# Start of Stored data

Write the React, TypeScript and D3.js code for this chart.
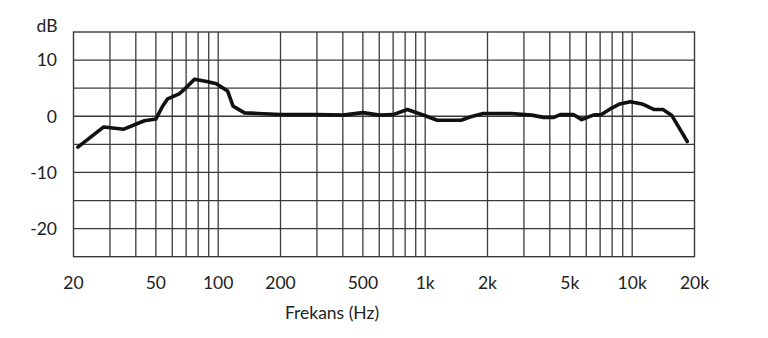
import React from "react";
import * as d3 from "d3";

const freqs = [21, 28, 35, 44, 50, 53.7, 57, 64.8, 70, 76.8, 88, 98, 111, 118, 134, 156, 200, 300, 400, 500, 600, 700, 820, 1000, 1143, 1491, 1660, 1910, 2270, 2600, 3270, 3735, 4180, 4490, 5200, 5700, 6480, 7100, 8000, 8720, 9800, 11170, 12790, 14080, 15500, 18450];
const levels = [-5.5, -1.9, -2.3, -0.8, -0.5, 1.7, 3.1, 4.0, 5.1, 6.6, 6.2, 5.8, 4.5, 1.8, 0.6, 0.5, 0.3, 0.3, 0.2, 0.65, 0.2, 0.3, 1.2, 0.1, -0.7, -0.7, -0.1, 0.5, 0.5, 0.5, 0.2, -0.2, -0.2, 0.3, 0.3, -0.6, 0.2, 0.3, 1.5, 2.2, 2.6, 2.2, 1.2, 1.2, 0.2, -4.5];

const xGridFreqs = [30, 40, 50, 60, 70, 80, 90, 100, 200, 300, 400, 500, 600, 700, 800, 900, 1000, 2000, 3000, 4000, 5000, 6000, 7000, 8000, 9000, 10000];
const yGridValues = [-20, -15, -10, -5, 0, 5, 10];
const xTickFreqs = [20, 50, 100, 200, 500, 1000, 2000, 5000, 10000, 20000];
const xTickLabels = ["20", "50", "100", "200", "500", "1k", "2k", "5k", "10k", "20k"];
const yTickValues = [10, 0, -10, -20];
const yTickLabels = ["10", "0", "-10", "-20"];

export default function App() {
  const W = 768, H = 338;
  const x = d3.scaleLog().domain([20, 20000]).range([73.5, 694.5]);
  const y = d3.scaleLinear().domain([-25, 15]).range([256.7, 32]);
  const data = freqs.map((f, i) => [f, levels[i]] as [number, number]);
  const line = d3.line<[number, number]>().x(d => x(d[0])).y(d => y(d[1]));
  const font = "Lato, 'Open Sans', sans-serif";
  const fs = 17.5;
  const gridColor = "#3a3a3a";
  return (
    <svg width={W} height={H} style={{ position: "absolute", left: 0, top: 0 }}>
      <rect width={W} height={H} fill="#fff" />
      {yGridValues.map(v => (
        <line key={"h" + v} x1={x(20)} x2={x(20000)} y1={y(v)} y2={y(v)} stroke={gridColor} strokeWidth={1.3} />
      ))}
      {xGridFreqs.map(f => (
        <line key={"v" + f} x1={x(f)} x2={x(f)} y1={y(15)} y2={y(-25)} stroke={gridColor} strokeWidth={1.3} />
      ))}
      <rect x={x(20)} y={y(15)} width={x(20000) - x(20)} height={y(-25) - y(15)} fill="none" stroke={gridColor} strokeWidth={1.4} />
      <path d={line(data) || ""} fill="none" stroke="#111" strokeWidth={3.6} strokeLinejoin="round" strokeLinecap="round" />
      {yTickValues.map((v, i) => (
        <text key={"yt" + v} x={57} y={y(v)} dy="0.36em" textAnchor="end" fontFamily={font} fontSize={fs} fill="#222">{yTickLabels[i]}</text>
      ))}
      <text x={47} y={26} dy="0.36em" textAnchor="middle" fontFamily={font} fontSize={fs} fill="#222">dB</text>
      {xTickFreqs.map((f, i) => (
        <text key={"xt" + f} x={x(f)} y={283} dy="0.36em" textAnchor="middle" fontFamily={font} fontSize={fs} fill="#222">{xTickLabels[i]}</text>
      ))}
      <text x={332} y={313} dy="0.36em" textAnchor="middle" fontFamily={font} fontSize={fs} fill="#222">Frekans (Hz)</text>
    </svg>
  );
}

# End of Stored data

Requirements: Leave every image out, and retype the material exactly.

Exercise response:
Write the React, TypeScript and D3.js code for this chart.
import React from "react";
import * as d3 from "d3";

const freqs = [21, 28, 35, 44, 50, 53.7, 57, 64.8, 70, 76.8, 88, 98, 111, 118, 134, 156, 200, 300, 400, 500, 600, 700, 820, 1000, 1143, 1491, 1660, 1910, 2270, 2600, 3270, 3735, 4180, 4490, 5200, 5700, 6480, 7100, 8000, 8720, 9800, 11170, 12790, 14080, 15500, 18450];
const levels = [-5.5, -1.9, -2.3, -0.8, -0.5, 1.7, 3.1, 4.0, 5.1, 6.6, 6.2, 5.8, 4.5, 1.8, 0.6, 0.5, 0.3, 0.3, 0.2, 0.65, 0.2, 0.3, 1.2, 0.1, -0.7, -0.7, -0.1, 0.5, 0.5, 0.5, 0.2, -0.2, -0.2, 0.3, 0.3, -0.6, 0.2, 0.3, 1.5, 2.2, 2.6, 2.2, 1.2, 1.2, 0.2, -4.5];

const xGridFreqs = [30, 40, 50, 60, 70, 80, 90, 100, 200, 300, 400, 500, 600, 700, 800, 900, 1000, 2000, 3000, 4000, 5000, 6000, 7000, 8000, 9000, 10000];
const yGridValues = [-20, -15, -10, -5, 0, 5, 10];
const xTickFreqs = [20, 50, 100, 200, 500, 1000, 2000, 5000, 10000, 20000];
const xTickLabels = ["20", "50", "100", "200", "500", "1k", "2k", "5k", "10k", "20k"];
const yTickValues = [10, 0, -10, -20];
const yTickLabels = ["10", "0", "-10", "-20"];

export default function App() {
  const W = 768, H = 338;
  const x = d3.scaleLog().domain([20, 20000]).range([73.5, 694.5]);
  const y = d3.scaleLinear().domain([-25, 15]).range([256.7, 32]);
  const data = freqs.map((f, i) => [f, levels[i]] as [number, number]);
  const line = d3.line<[number, number]>().x(d => x(d[0])).y(d => y(d[1]));
  const font = "Lato, 'Open Sans', sans-serif";
  const fs = 17.5;
  const gridColor = "#3a3a3a";
  return (
    <svg width={W} height={H} style={{ position: "absolute", left: 0, top: 0 }}>
      <rect width={W} height={H} fill="#fff" />
      {yGridValues.map(v => (
        <line key={"h" + v} x1={x(20)} x2={x(20000)} y1={y(v)} y2={y(v)} stroke={gridColor} strokeWidth={1.3} />
      ))}
      {xGridFreqs.map(f => (
        <line key={"v" + f} x1={x(f)} x2={x(f)} y1={y(15)} y2={y(-25)} stroke={gridColor} strokeWidth={1.3} />
      ))}
      <rect x={x(20)} y={y(15)} width={x(20000) - x(20)} height={y(-25) - y(15)} fill="none" stroke={gridColor} strokeWidth={1.4} />
      <path d={line(data) || ""} fill="none" stroke="#111" strokeWidth={3.6} strokeLinejoin="round" strokeLinecap="round" />
      {yTickValues.map((v, i) => (
        <text key={"yt" + v} x={57} y={y(v)} dy="0.36em" textAnchor="end" fontFamily={font} fontSize={fs} fill="#222">{yTickLabels[i]}</text>
      ))}
      <text x={47} y={26} dy="0.36em" textAnchor="middle" fontFamily={font} fontSize={fs} fill="#222">dB</text>
      {xTickFreqs.map((f, i) => (
        <text key={"xt" + f} x={x(f)} y={283} dy="0.36em" textAnchor="middle" fontFamily={font} fontSize={fs} fill="#222">{xTickLabels[i]}</text>
      ))}
      <text x={332} y={313} dy="0.36em" textAnchor="middle" fontFamily={font} fontSize={fs} fill="#222">Frekans (Hz)</text>
    </svg>
  );
}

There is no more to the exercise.